The 16 Sundays Masses at the beginning of the third book are not labelled “after Pentecost”, but their placement and the subsequent use of the material which they contain leave no room for doubt that they were in fact said in that period. (The time after Pentecost ranges from 23 to 28 Sundays in length, but there is nothing in the book itself that explains how the material was arranged relative to this difference.) Of the twenty-four Collects for the Sundays after Pentecost in the Missal of St Pius V, fifteen are found in this group, and two others in Old Gelasian Masses of Eastertide. Relative to each other, the fifteen are said in the same sequential order as in the Missal of St Pius V, and in most cases, they are said with the same Secret and Post-Communion as in the Missal of St Pius V.

By the later part of the 8th century, the gaps in the liturgical year in the Old Gelasian had been filled in, as we find in the Gellone Sacramentary, ca. 780-800, which has 26 Sundays after Pentecost. All twenty-four of the Collects for the Sundays after Pentecost in the Missal of St Pius V appear within it, and in every case, with the same Secret and Post-Communion as in the Missal of St Pius V. The order in which these Masses are arranged is also mostly the same, but not exactly so, and two of the Gellone Masses do not appear in the Missal of St Pius V. This same material then passes into the Gregorian Sacramentary, the redaction of the Roman Mass which carries over through the Middle Ages and into modern times, with almost complete unformity. [note]

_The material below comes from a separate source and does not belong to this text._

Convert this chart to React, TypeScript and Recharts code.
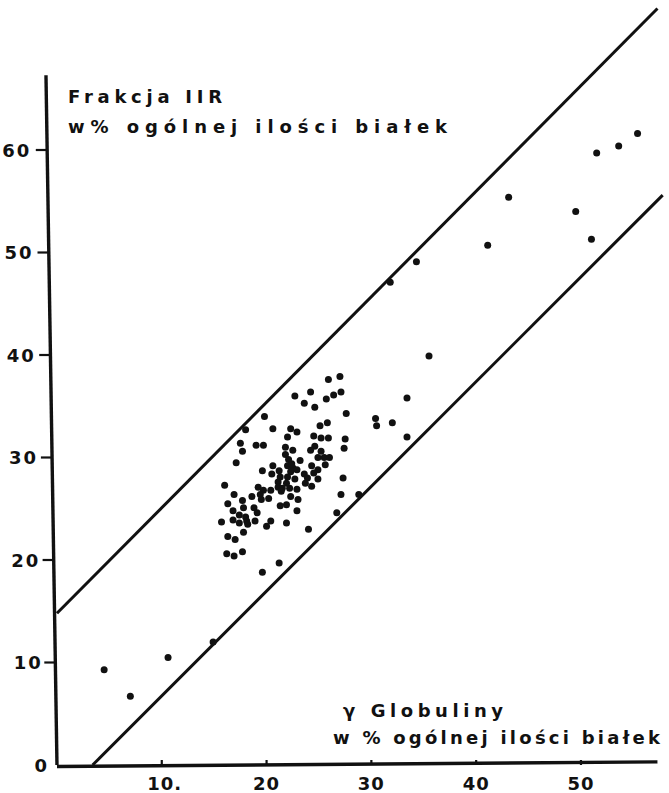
import { ScatterChart, Scatter, XAxis, YAxis, ReferenceLine } from 'recharts'

const FONT = '"DejaVu Sans", sans-serif'
const INK = '#111'

const xTicks = [10, 20, 30, 40, 50]
const xTickLabels = ['10.', '20', '30', '40', '50']
const yTicks = [0, 10, 20, 30, 40, 50, 60]

const yTitle = ['Frakcja IIR', 'w% ogólnej ilości białek']
const xTitle = ['γ Globuliny', 'w % ogólnej ilości białek']

// [gamma globulin %, fraction IIR %]
const lowPoints = [
  [4.5, 9.3], [7.0, 6.7], [10.6, 10.5], [14.9, 12.0],
]

const clusterPoints = [
  [27.0, 37.9], [25.9, 37.6], [27.1, 36.4], [26.4, 36.1], [25.7, 35.7], [24.2, 36.4],
  [22.7, 36.0], [23.6, 35.3], [24.6, 34.9], [27.6, 34.3], [30.4, 33.8], [30.5, 33.1],
  [32.0, 33.4], [19.8, 34.0], [18.0, 32.7], [20.6, 32.8], [22.3, 32.8], [22.9, 32.5],
  [25.8, 33.4], [25.1, 33.1], [24.5, 32.1], [25.2, 31.9], [25.9, 31.9], [27.5, 31.8],
  [22.0, 32.0], [17.5, 31.4], [19.0, 31.2], [19.7, 31.2], [17.7, 30.6], [21.8, 31.0],
  [24.6, 31.1], [27.4, 30.9], [22.5, 30.7], [24.2, 30.7], [25.2, 30.6], [24.9, 30.0],
  [25.5, 30.0], [26.0, 30.0], [22.1, 29.8], [17.1, 29.5], [23.2, 29.7], [25.6, 29.3],
  [20.6, 29.2], [22.0, 29.2], [22.5, 29.0], [19.6, 28.7], [21.2, 28.7], [20.5, 28.4],
  [22.3, 28.6], [22.9, 28.8], [24.9, 28.8], [24.5, 28.5], [23.6, 28.4], [22.0, 28.1],
  [21.3, 28.1], [22.7, 27.9], [23.9, 28.0], [24.9, 27.9], [27.3, 28.0], [21.1, 27.6],
  [21.9, 27.5], [23.7, 27.5], [16.0, 27.3], [24.3, 27.2], [19.2, 27.1], [21.1, 27.1],
  [21.5, 27.0], [21.4, 26.7], [22.2, 27.0], [22.9, 26.9], [20.4, 26.8], [19.7, 26.8],
  [19.4, 26.4], [18.6, 26.2], [16.9, 26.4], [20.2, 26.0], [19.5, 25.9], [17.7, 25.8],
  [22.3, 26.2], [23.0, 25.9], [21.9, 25.4], [21.3, 25.3], [16.3, 25.5], [27.1, 26.4],
  [28.8, 26.4], [17.8, 25.1], [18.8, 25.1], [16.8, 24.8], [19.1, 24.6], [22.9, 24.8],
  [26.7, 24.6], [17.4, 24.4], [18.0, 24.2], [16.8, 23.9], [15.7, 23.7], [17.4, 23.6],
  [18.1, 23.8], [18.9, 23.8], [18.2, 23.5], [20.4, 23.8], [20.0, 23.3], [21.9, 23.6],
  [17.8, 22.7], [16.3, 22.3], [17.0, 22.0], [24.0, 23.0], [16.2, 20.6], [16.9, 20.4],
  [17.7, 20.8], [21.2, 19.7], [19.6, 18.8], [21.8, 30.3], [22.4, 29.4], [24.3, 29.2],
]

const highPoints = [
  [31.8, 47.1], [34.3, 49.1], [35.5, 39.9], [33.4, 35.8], [33.4, 32.0], [41.1, 50.7],
  [43.1, 55.4], [49.5, 54.0], [51.0, 51.3], [51.5, 59.7], [53.6, 60.4], [55.4, 61.6],
]

// hand-drawn limit lines and axes of the original figure
const upperBound = [{ x: 0, y: 14.8 }, { x: 57.3, y: 73.8 }]
const lowerBound = [{ x: 3.4, y: 0 }, { x: 57.8, y: 55.6 }]
const xAxisLine = [{ x: 0, y: -0.15 }, { x: 57.3, y: 0.3 }]
const yAxisLine = [{ x: 0, y: 0 }, { x: -1.05, y: 67.3 }]

const toRows = (pts: number[][]) => pts.map(([x, y]) => ({ x, y }))
const data = toRows([...lowPoints, ...clusterPoints, ...highPoints])

const Dot = (props: any) => <circle cx={props.cx} cy={props.cy} r={3.5} fill={INK} />

const XTick = ({ x, y, payload }: any) => {
  const i = xTicks.indexOf(payload.value)
  const label = xTickLabels[i] ?? String(payload.value)
  return (
    <g>
      <line x1={x} y1={y} x2={x} y2={y - 5} stroke={INK} strokeWidth={2.2} />
      <text x={x + (label.endsWith('.') ? 3 : 0)} y={y + 25} textAnchor="middle"
        fontFamily={FONT} fontWeight="bold" fontSize={18} letterSpacing={1} fill={INK}>
        {label}
      </text>
    </g>
  )
}

const YTick = ({ x, y, payload }: any) => {
  const v = payload.value
  const ax = x + 12.6 - v * 0.17
  return (
    <g>
      {v > 0 && <line x1={ax - 11} y1={y} x2={ax} y2={y} stroke={INK} strokeWidth={2.2} />}
      <text x={v > 0 ? ax - 12 - v * 0.06 : ax - 8} y={y + 6.5} textAnchor="end"
        fontFamily={FONT} fontWeight="bold" fontSize={18} letterSpacing={2} fill={INK}>
        {v}
      </text>
    </g>
  )
}

export default function App() {
  const textStyle = { fontFamily: FONT, fontWeight: 'bold' as const, fontSize: 18, fill: INK }
  return (
    <div style={{ position: 'absolute', left: 0, top: 0, width: 669, height: 793, background: '#fff' }}>
      <ScatterChart width={669} height={793} margin={{ top: 6.5, right: 4.2, bottom: 0, left: 0 }}>
        <XAxis type="number" dataKey="x" domain={[-1.2, 58]} ticks={xTicks} interval={0}
          height={28} axisLine={false} tickLine={false} tickSize={0} tickMargin={0}
          allowDataOverflow tick={<XTick />} />
        <YAxis type="number" dataKey="y" domain={[0, 74]} ticks={yTicks} interval={0}
          width={44.4} axisLine={false} tickLine={false} tickSize={0} tickMargin={0}
          allowDataOverflow tick={<YTick />} />
        <ReferenceLine segment={xAxisLine} stroke={INK} strokeWidth={3.4} ifOverflow="visible" />
        <ReferenceLine segment={yAxisLine} stroke={INK} strokeWidth={3.4} ifOverflow="visible" />
        <ReferenceLine segment={upperBound} stroke={INK} strokeWidth={3} ifOverflow="visible" />
        <ReferenceLine segment={lowerBound} stroke={INK} strokeWidth={3} ifOverflow="visible" />
        <Scatter data={data} shape={<Dot />} isAnimationActive={false} />
      </ScatterChart>
      <svg width={669} height={793} style={{ position: 'absolute', left: 0, top: 0, pointerEvents: 'none' }}>
        <text x={68} y={103} textLength={154} lengthAdjust="spacing" {...textStyle}>{yTitle[0]}</text>
        <text x={68} y={133} textLength={379} lengthAdjust="spacing" {...textStyle}>{yTitle[1]}</text>
        <text x={343} y={717} textLength={160} lengthAdjust="spacing" {...textStyle}>{xTitle[0]}</text>
        <text x={333} y={744} textLength={327} lengthAdjust="spacing" {...textStyle}>{xTitle[1]}</text>
      </svg>
    </div>
  )
}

The 2002 edition of the post-Conciliar Missal includes all twenty-four of the traditional Collects for the Sundays after Pentecost, although two of them appear in an edited form, and some others with minor variations. (As I have noted before, at least one of these was not in the original edition, but subsequently restored.) Fourteen have been retained on the Sundays which are now called “per annum” or “ of ordinary time.” Six have been moved into Lent, one of which is no longer said as a Collect, but rather as the optional “prayer over the people” at the end of Mass. One is used for a votive Mass, one as a concluding prayer for the Prayers of the Faithful, and two others as optional “prayers over the people.” Not one of them is any longer said with the Secret and Post-Communion that are joined to it in the Gellone and Gregorian Sacramentaries; although many of these latters prayers are retained in the new Missal, not a single one of the Masses after Pentecost remains intact.

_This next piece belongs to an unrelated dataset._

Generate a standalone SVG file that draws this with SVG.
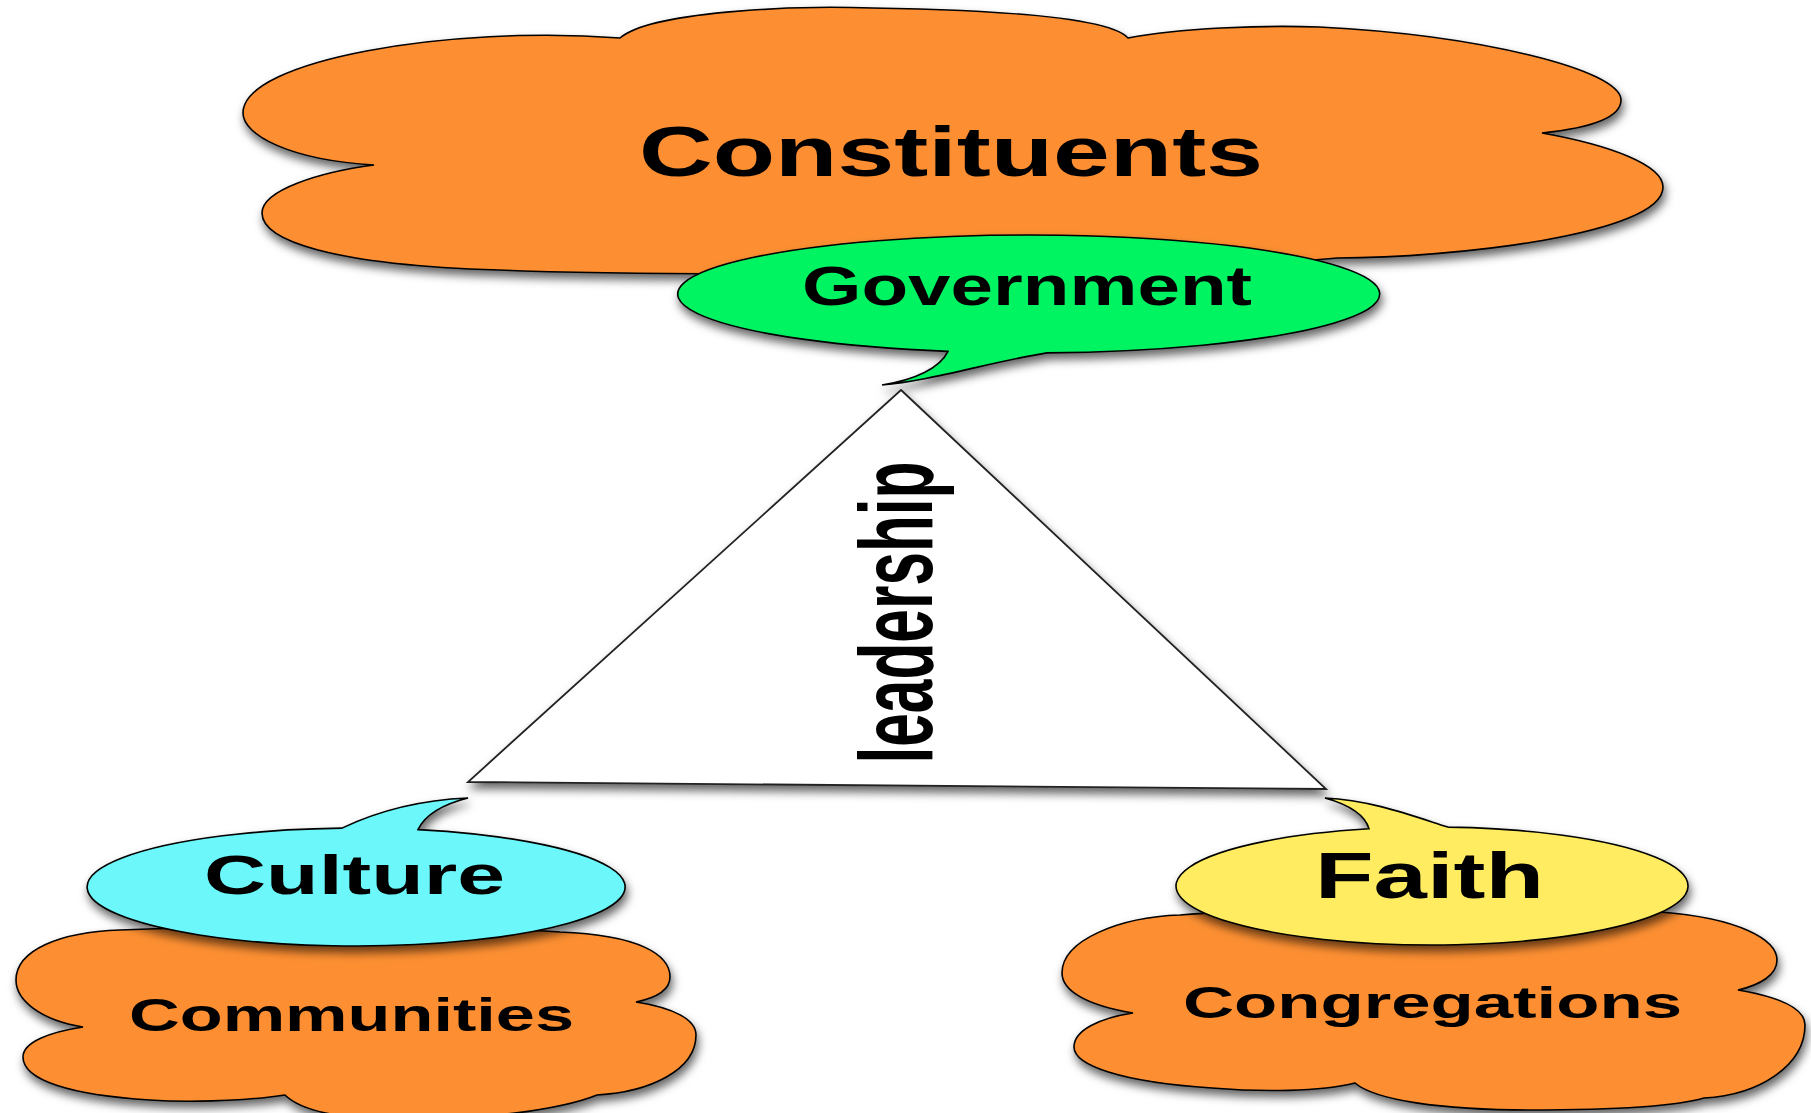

[note] The most common variation in the Middle Ages was as follows. In the tradition represented by the Missal of St Pius V, there was originally no Trinity Sunday or octave day of Pentecost. The sequence of Sundays “after Pentecost” therefore began right away on the first Sunday after Pentecost, starting with the Mass whose Collect begins “Deus in te sperantium fortitudo.” In the north of Europe, however, Pentecost had a proper octave day, and the sequence of Sundays “after Pentecost” therefore began a week later; every Mass formula was therefore bumped forward a week, but the group of Mass formulae for these Sundays continued to be said in the same sequential order.